▶ [Figure scripts]
--------

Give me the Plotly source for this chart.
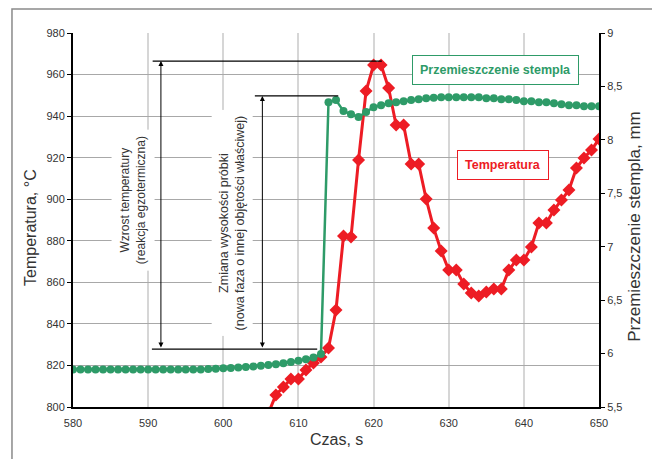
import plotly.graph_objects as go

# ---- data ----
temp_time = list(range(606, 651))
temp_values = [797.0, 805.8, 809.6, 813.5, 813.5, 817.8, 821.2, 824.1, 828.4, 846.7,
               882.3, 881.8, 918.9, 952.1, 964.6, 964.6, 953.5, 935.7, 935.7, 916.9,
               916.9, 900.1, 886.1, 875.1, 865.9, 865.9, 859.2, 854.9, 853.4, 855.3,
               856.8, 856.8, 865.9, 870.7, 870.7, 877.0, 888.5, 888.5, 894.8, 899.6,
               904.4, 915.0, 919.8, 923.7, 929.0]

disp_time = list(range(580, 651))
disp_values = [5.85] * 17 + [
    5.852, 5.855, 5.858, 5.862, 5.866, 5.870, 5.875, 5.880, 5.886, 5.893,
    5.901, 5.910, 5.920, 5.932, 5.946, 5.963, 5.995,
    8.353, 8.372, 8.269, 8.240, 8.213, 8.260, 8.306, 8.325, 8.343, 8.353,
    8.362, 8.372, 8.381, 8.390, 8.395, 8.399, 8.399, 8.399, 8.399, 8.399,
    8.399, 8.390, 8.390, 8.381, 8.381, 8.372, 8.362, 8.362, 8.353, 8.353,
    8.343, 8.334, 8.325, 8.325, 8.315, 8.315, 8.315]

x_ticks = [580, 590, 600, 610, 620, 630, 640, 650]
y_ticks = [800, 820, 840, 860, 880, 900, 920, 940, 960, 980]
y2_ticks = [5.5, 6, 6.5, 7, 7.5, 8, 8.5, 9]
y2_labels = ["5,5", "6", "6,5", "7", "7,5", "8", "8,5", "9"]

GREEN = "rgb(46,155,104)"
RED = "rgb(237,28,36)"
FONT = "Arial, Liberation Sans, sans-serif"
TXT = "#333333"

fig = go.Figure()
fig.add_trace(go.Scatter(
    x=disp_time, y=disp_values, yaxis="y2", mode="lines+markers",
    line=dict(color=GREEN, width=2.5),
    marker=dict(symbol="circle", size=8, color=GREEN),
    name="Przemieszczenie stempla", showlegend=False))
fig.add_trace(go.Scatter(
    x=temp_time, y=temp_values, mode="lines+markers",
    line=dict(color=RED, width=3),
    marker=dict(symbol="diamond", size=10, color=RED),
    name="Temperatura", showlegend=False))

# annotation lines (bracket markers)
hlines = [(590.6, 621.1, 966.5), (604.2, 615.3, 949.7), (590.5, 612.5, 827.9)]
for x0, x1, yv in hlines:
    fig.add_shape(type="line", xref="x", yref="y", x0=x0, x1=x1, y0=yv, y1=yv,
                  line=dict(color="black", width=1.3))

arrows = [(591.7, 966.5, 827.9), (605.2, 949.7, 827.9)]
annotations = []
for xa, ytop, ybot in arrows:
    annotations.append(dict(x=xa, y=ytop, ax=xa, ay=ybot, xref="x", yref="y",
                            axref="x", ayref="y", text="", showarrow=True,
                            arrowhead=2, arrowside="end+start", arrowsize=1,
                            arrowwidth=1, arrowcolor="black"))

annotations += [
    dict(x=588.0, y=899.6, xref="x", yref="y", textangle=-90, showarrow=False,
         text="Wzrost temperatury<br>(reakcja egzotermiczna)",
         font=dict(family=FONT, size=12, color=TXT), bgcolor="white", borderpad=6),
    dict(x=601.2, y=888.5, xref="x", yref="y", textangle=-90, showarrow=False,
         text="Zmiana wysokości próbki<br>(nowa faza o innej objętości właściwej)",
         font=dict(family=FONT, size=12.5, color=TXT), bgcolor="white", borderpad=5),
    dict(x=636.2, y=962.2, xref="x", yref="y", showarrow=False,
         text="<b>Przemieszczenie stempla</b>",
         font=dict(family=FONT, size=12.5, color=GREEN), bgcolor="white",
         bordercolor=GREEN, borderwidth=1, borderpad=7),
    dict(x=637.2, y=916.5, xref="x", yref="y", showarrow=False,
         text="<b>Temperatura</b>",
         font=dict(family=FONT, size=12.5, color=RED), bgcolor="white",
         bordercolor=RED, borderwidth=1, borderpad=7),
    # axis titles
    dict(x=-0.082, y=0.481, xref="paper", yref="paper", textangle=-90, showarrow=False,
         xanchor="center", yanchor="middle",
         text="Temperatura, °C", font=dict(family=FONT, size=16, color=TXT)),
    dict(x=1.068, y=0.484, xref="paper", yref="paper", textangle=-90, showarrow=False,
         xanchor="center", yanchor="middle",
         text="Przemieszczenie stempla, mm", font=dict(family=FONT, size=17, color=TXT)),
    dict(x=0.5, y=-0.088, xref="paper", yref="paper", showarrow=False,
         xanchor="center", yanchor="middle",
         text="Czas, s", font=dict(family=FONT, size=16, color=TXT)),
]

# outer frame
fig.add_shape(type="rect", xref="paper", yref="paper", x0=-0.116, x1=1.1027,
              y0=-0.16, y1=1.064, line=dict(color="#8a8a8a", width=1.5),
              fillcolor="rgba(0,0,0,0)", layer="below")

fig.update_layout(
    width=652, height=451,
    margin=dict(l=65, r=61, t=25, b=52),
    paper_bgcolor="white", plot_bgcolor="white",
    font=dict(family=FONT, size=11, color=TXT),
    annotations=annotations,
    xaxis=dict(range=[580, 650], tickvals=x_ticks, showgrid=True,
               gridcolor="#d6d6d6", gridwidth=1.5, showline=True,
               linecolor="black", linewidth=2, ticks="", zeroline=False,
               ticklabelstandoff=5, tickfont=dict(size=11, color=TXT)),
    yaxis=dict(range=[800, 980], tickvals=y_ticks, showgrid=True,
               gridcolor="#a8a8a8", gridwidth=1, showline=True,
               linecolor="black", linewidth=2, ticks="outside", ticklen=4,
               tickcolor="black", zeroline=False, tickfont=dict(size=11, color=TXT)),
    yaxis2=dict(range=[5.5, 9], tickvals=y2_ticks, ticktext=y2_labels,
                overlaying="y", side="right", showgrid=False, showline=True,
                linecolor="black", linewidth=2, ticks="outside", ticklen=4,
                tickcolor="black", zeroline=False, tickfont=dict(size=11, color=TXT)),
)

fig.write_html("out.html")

--------

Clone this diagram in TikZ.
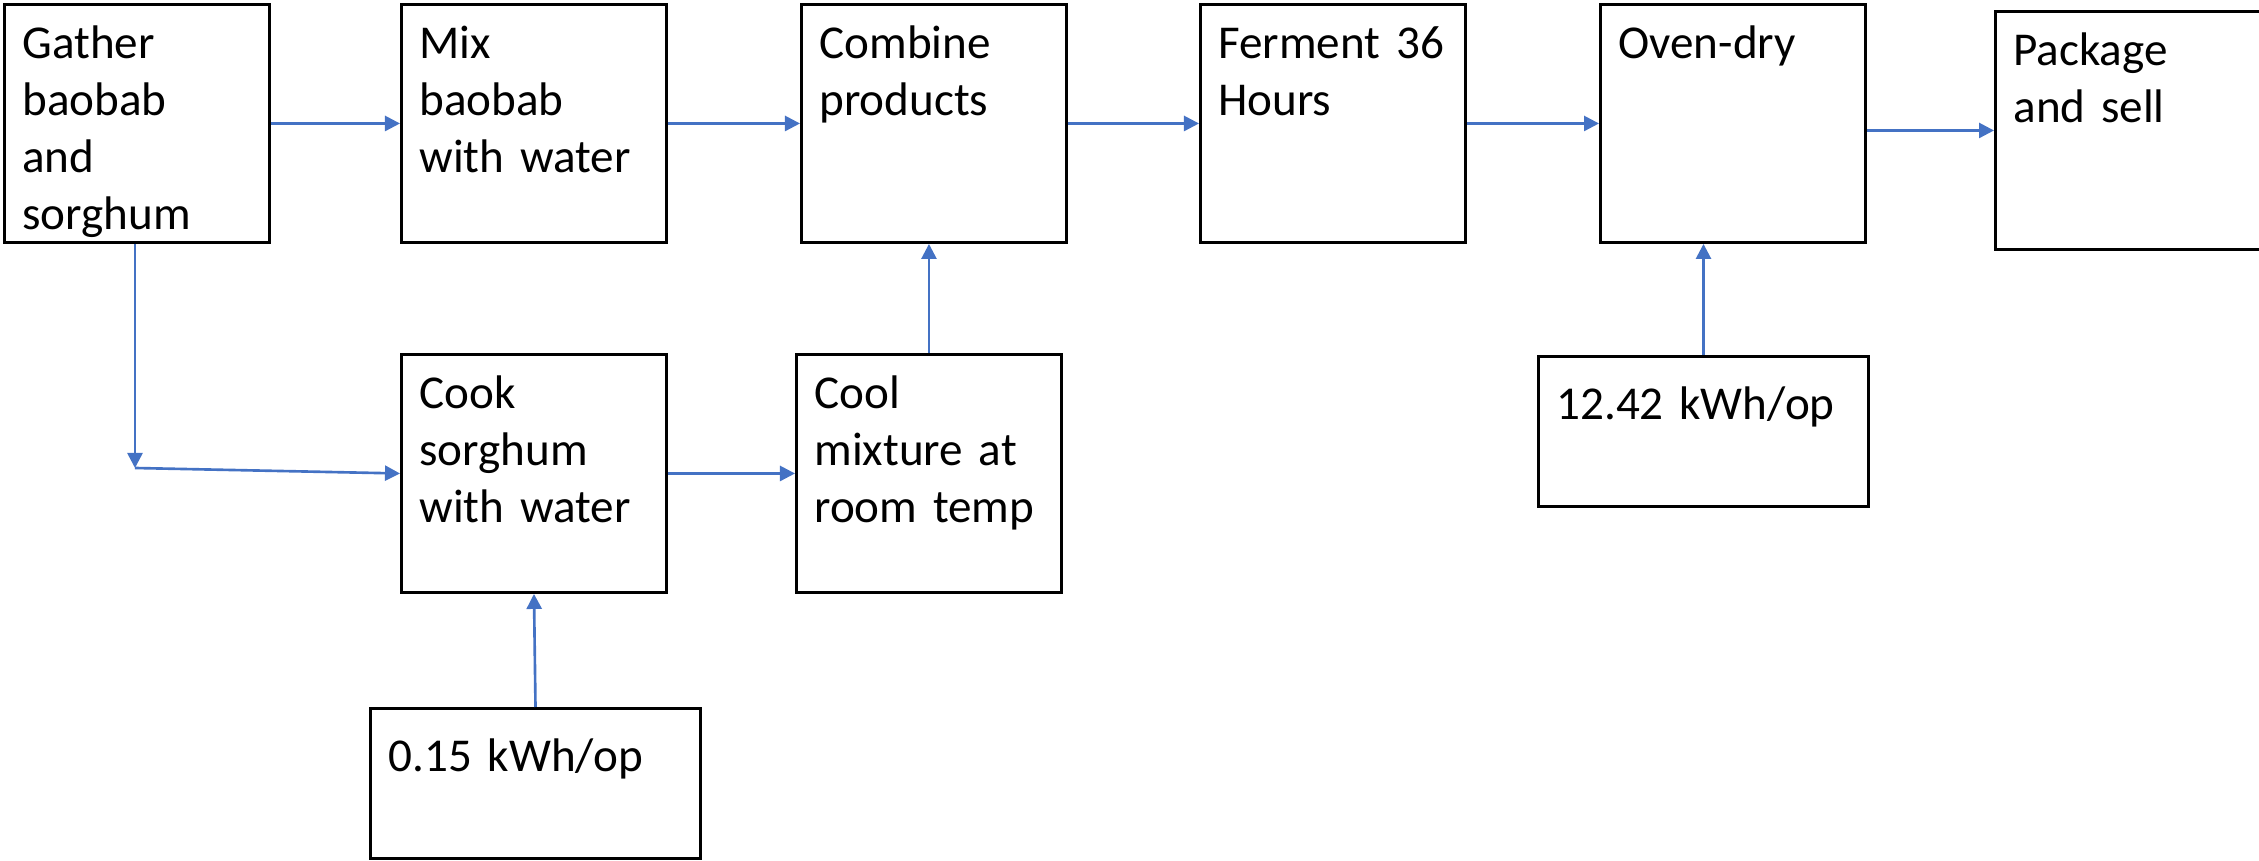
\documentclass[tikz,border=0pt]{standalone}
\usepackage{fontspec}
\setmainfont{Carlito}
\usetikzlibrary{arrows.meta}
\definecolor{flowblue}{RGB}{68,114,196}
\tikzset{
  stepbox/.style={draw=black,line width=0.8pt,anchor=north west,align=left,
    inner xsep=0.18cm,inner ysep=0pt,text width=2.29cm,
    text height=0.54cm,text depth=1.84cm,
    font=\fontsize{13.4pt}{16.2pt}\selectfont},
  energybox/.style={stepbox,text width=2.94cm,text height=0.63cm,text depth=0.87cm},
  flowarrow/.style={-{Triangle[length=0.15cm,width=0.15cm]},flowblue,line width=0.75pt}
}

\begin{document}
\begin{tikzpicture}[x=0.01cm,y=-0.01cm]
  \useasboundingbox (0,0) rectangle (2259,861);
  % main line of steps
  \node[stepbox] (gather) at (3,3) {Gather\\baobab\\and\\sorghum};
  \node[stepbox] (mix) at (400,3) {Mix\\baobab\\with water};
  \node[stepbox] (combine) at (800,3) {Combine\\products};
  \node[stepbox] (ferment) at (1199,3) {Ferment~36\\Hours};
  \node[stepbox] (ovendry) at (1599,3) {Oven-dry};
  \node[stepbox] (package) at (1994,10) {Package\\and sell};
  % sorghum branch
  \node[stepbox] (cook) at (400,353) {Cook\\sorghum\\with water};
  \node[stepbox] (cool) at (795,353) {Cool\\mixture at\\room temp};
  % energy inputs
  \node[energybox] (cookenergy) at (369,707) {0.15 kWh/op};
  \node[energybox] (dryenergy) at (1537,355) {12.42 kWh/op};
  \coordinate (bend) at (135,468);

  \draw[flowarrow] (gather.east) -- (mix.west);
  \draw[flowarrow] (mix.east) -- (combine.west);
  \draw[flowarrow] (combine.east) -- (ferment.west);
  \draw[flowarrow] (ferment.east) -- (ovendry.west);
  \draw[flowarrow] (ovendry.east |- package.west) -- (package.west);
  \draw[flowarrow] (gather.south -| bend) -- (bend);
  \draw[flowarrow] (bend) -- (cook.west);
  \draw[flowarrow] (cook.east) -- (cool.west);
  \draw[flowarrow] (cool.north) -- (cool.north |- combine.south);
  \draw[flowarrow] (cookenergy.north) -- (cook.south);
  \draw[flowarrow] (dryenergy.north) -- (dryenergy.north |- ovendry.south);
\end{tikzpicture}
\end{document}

--------

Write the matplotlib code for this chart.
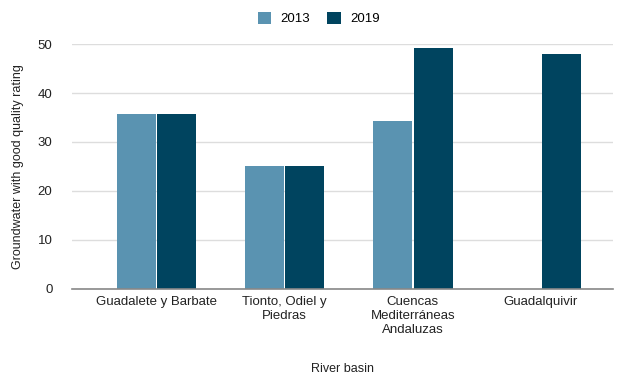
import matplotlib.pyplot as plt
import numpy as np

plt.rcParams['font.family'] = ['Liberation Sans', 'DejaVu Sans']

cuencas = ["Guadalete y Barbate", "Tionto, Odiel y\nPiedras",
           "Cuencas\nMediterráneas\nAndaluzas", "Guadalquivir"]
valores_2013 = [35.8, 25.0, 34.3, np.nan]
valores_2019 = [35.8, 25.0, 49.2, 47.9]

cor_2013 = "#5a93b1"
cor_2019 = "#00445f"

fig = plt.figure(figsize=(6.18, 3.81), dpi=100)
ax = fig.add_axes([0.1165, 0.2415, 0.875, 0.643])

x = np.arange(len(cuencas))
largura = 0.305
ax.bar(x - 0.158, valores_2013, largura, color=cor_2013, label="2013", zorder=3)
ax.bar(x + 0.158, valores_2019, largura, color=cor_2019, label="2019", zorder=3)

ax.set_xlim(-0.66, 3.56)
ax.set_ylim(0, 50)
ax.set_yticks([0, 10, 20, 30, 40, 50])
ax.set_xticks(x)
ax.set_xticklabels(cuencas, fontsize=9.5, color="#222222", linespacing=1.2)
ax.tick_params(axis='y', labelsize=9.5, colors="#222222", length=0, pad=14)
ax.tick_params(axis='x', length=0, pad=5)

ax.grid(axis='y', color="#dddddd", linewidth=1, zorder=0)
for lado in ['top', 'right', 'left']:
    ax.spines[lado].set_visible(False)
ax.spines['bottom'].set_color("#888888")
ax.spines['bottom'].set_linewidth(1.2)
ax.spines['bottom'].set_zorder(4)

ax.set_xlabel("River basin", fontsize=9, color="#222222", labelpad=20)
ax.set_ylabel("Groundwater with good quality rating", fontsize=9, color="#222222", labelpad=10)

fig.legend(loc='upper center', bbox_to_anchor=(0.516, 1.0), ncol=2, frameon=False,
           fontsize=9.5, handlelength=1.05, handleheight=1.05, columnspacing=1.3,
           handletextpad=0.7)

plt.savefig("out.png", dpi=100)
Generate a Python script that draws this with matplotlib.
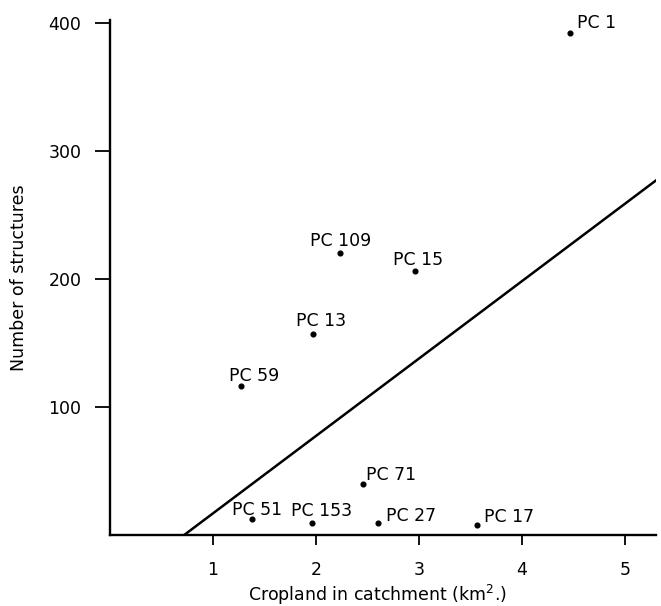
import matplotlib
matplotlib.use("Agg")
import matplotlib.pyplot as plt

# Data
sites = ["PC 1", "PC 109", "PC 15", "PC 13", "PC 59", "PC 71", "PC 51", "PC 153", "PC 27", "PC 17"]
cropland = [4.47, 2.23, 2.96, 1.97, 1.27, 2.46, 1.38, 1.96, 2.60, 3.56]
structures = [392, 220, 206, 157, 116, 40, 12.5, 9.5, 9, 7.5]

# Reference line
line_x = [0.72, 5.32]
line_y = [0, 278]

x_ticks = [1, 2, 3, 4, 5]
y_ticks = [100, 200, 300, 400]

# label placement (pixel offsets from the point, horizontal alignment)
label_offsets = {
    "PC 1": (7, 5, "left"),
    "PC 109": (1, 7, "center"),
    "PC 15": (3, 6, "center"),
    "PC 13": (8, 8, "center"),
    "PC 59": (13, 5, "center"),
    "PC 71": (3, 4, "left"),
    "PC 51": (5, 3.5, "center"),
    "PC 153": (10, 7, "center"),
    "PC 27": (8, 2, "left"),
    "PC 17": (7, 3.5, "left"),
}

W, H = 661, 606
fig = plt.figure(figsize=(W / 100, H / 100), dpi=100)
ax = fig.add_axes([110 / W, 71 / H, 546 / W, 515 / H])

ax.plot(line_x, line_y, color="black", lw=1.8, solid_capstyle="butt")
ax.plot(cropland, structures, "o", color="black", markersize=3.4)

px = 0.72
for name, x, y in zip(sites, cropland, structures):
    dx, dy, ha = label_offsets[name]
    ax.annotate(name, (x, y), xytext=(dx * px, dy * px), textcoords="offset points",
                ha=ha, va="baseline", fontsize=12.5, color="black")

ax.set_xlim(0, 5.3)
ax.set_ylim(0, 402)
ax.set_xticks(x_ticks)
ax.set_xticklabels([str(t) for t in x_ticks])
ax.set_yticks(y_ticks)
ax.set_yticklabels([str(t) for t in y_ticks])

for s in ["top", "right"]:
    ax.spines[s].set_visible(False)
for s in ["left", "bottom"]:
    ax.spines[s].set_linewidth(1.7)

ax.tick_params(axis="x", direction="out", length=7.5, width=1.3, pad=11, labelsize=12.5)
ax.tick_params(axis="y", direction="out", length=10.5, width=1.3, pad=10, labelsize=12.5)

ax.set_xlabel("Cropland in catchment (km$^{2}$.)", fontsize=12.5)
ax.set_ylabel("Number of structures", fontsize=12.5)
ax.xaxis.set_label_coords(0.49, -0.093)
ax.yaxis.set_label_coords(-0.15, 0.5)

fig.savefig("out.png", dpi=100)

--------

▶ [Brief] Reproduce the data above exactly, but only the lines from the one showing "Give me the Plotly source for this chart." through the one showing "904.4, 915.0, 919.8, 923.7, 929.0]", with both ends kept and the pictures left out.

▶ [Finished task]
Give me the Plotly source for this chart.
import plotly.graph_objects as go

# ---- data ----
temp_time = list(range(606, 651))
temp_values = [797.0, 805.8, 809.6, 813.5, 813.5, 817.8, 821.2, 824.1, 828.4, 846.7,
               882.3, 881.8, 918.9, 952.1, 964.6, 964.6, 953.5, 935.7, 935.7, 916.9,
               916.9, 900.1, 886.1, 875.1, 865.9, 865.9, 859.2, 854.9, 853.4, 855.3,
               856.8, 856.8, 865.9, 870.7, 870.7, 877.0, 888.5, 888.5, 894.8, 899.6,
               904.4, 915.0, 919.8, 923.7, 929.0]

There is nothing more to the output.